During World War II Levine served in the U.S. Army, an experience that broadened his view of hierarchy, bureaucratic theater, and the costs of conflict. In the postwar years he emerged with renewed bite. His painting Welcome Home (1946) was included in a U.S. State Department, sponsored traveling exhibition that faced denunciation in Congress; the controversy, at the dawn of the Cold War, underscored how Levine's social criticism could unsettle official narratives. He was often grouped with artists like Ben Shahn for his willingness to examine political spectacle and to show the disconnect between public ceremony and private motives.

Mature Style and Themes

Levine's mature work sustained a complex conversation with European painting while remaining unmistakably American in subject. He used thick, tactile paint and baroque rhythms to stage scenes of senators, businessmen, cardinals, and gangsters, often gathered around tables in smoky rooms, their faces modeled in sardonic chiaroscuro. He also turned to biblical and mythic subjects, not as escapes from the present but as mirrors that sharpened contemporary critique. Throughout, he held fast to figuration even as Abstract Expressionism dominated midcentury art discussions. His insistence on the figure and on narrative satire set him apart, and it kept his work potent across shifting fashions.

Personal Life

In 1946 Levine married the painter and printmaker Ruth Gikow, a formidable artist in her own right whose commitment to humanist themes paralleled his own. Their partnership, deeply conversational and mutually observant, anchored his New York years. They had a daughter, Susanna. Friends and colleagues from Boston and New York remained part of their circle, and conversations with peers such as Hyman Bloom continued to shape Levine's reflections on what a modern moral painting might look like. Gikow's death in 1982 marked a profound personal loss, but Levine continued to work with undiminished intensity.
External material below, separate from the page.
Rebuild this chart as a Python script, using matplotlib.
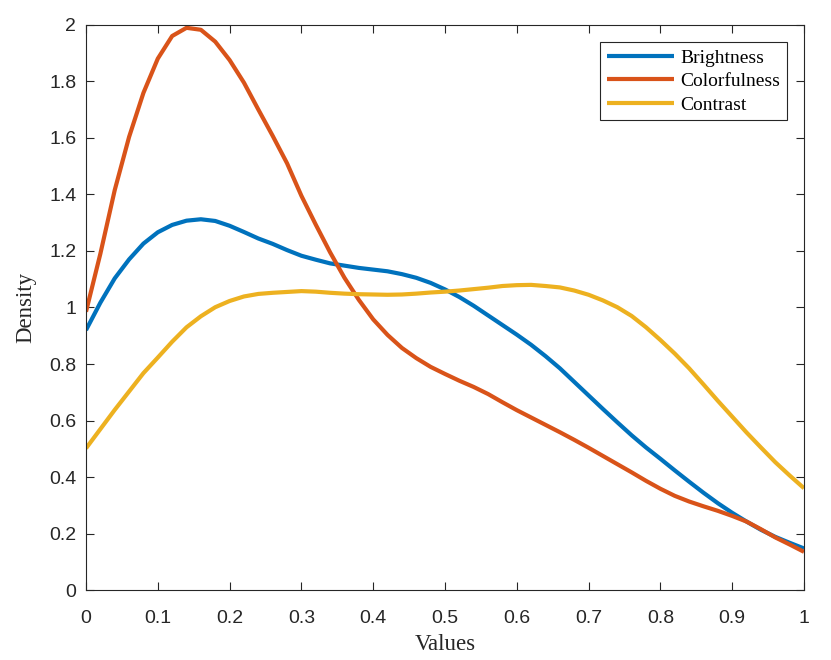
import numpy as np
import matplotlib
matplotlib.use("Agg")
import matplotlib.pyplot as plt

x_values = np.round(np.arange(0, 1.0001, 0.02), 3)

brightness = [0.920, 1.017, 1.103, 1.170, 1.226, 1.266, 1.292, 1.307, 1.312, 1.306,
              1.289, 1.267, 1.244, 1.225, 1.203, 1.183, 1.169, 1.156, 1.148, 1.140,
              1.134, 1.128, 1.118, 1.105, 1.087, 1.064, 1.037, 1.006, 0.972, 0.938,
              0.904, 0.868, 0.828, 0.785, 0.737, 0.689, 0.641, 0.594, 0.548, 0.505,
              0.465, 0.424, 0.384, 0.345, 0.308, 0.274, 0.243, 0.214, 0.189, 0.168, 0.148]

colorfulness = [0.985, 1.19, 1.415, 1.603, 1.759, 1.88, 1.96, 1.989, 1.982, 1.94,
                1.875, 1.795, 1.70, 1.607, 1.51, 1.395, 1.293, 1.195, 1.105, 1.027,
                0.958, 0.903, 0.857, 0.821, 0.790, 0.765, 0.741, 0.719, 0.694, 0.665,
                0.637, 0.611, 0.585, 0.559, 0.532, 0.504, 0.475, 0.446, 0.417, 0.387,
                0.359, 0.334, 0.314, 0.297, 0.281, 0.263, 0.243, 0.216, 0.187, 0.162, 0.136]

contrast = [0.502, 0.57, 0.638, 0.703, 0.768, 0.823, 0.879, 0.930, 0.969, 1.001,
            1.023, 1.039, 1.048, 1.052, 1.055, 1.058, 1.056, 1.052, 1.049, 1.047,
            1.046, 1.045, 1.046, 1.049, 1.053, 1.056, 1.060, 1.065, 1.070, 1.076,
            1.079, 1.080, 1.076, 1.071, 1.060, 1.045, 1.025, 1.001, 0.970, 0.930,
            0.885, 0.837, 0.785, 0.728, 0.670, 0.614, 0.558, 0.505, 0.453, 0.406, 0.361]

series_names = ["Brightness", "Colorfulness", "Contrast"]
series_colors = ["#0072BD", "#D95319", "#EDB120"]

x_ticks = [0, 0.1, 0.2, 0.3, 0.4, 0.5, 0.6, 0.7, 0.8, 0.9, 1]
x_ticklabels = ["0", "0.1", "0.2", "0.3", "0.4", "0.5", "0.6", "0.7", "0.8", "0.9", "1"]
y_ticks = [0, 0.2, 0.4, 0.6, 0.8, 1, 1.2, 1.4, 1.6, 1.8, 2]
y_ticklabels = ["0", "0.2", "0.4", "0.6", "0.8", "1", "1.2", "1.4", "1.6", "1.8", "2"]

fig = plt.figure(figsize=(8.31, 6.6), dpi=100)
ax = fig.add_axes([86/831, 1 - 590.3/660, 718/831, 565.6/660])

for vals, name, col in zip([brightness, colorfulness, contrast], series_names, series_colors):
    ax.plot(x_values, vals, color=col, lw=3.0, label=name, solid_capstyle="butt",
            solid_joinstyle="round")

ax.set_xlim(0, 1)
ax.set_ylim(0, 2)
ax.set_xticks(x_ticks)
ax.set_xticklabels(x_ticklabels)
ax.set_yticks(y_ticks)
ax.set_yticklabels(y_ticklabels)

axcol = "#262626"
for s in ax.spines.values():
    s.set_color(axcol)
    s.set_linewidth(0.8)
ax.tick_params(direction="in", length=5.5, width=0.8, color=axcol, top=True, right=True,
               labelsize=14, labelcolor=axcol)
ax.tick_params(axis="x", pad=14)
ax.tick_params(axis="y", pad=7)
for lab in ax.get_xticklabels() + ax.get_yticklabels():
    lab.set_fontfamily("Liberation Sans")

ax.set_xlabel("Values", fontsize=16.5, fontfamily="Liberation Serif", color=axcol, labelpad=5.5)
ax.set_ylabel("Density", fontsize=16.5, fontfamily="Liberation Serif", color=axcol, labelpad=9)

leg = ax.legend(loc="upper right", bbox_to_anchor=(0.976, 0.969), frameon=True, fancybox=False,
                edgecolor="#262626", framealpha=1, prop={"family": "Liberation Serif", "size": 14},
                handlelength=3.45, handletextpad=0.3, labelspacing=0.3, borderpad=0.35,
                borderaxespad=0)
leg.get_frame().set_linewidth(0.8)

fig.savefig("out.png", dpi=100)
Later Career and Recognition

From the 1950s onward Levine exhibited widely, and his works entered major public collections in the United States. He traveled to Europe, especially Italy, where encounters with Roman and Venetian painting confirmed his attraction to grandeur, theatrical light, and the complicated psychology of power. He explored themes of clerical authority and ceremony in pictures of cardinals and ecclesiastical banquets, extending his satire beyond American politics to the international stage of institutional ritual. Though sometimes out of step with prevailing movements, he earned critical respect for craft and conviction, and younger figurative artists looked to his example as a model of persistence.

Legacy

Jack Levine died in 2010, leaving a body of work that fused Old Master technique with a distinctly American moral eye. He stood at a crossroads of Boston and New York, of immigrant experience and national culture, of satire and sympathy. His closest artistic relationships, notably with Hyman Bloom, and his life partnership with Ruth Gikow, formed the human context for a career devoted to probing the faces of authority and the frailties of those who wield it. In an era that often celebrated power and success, he insisted on painting the other story: the intimate theater of ambition, collusion, doubt, and remorse. The durability of his images, from the backroom caucus to the ceremonial banquet, lies in their dual allegiance to painterly richness and ethical scrutiny. That combination secured his place among the foremost American social realists of the twentieth century and ensured that his canvases remain relevant whenever the spectacle of power returns to center stage.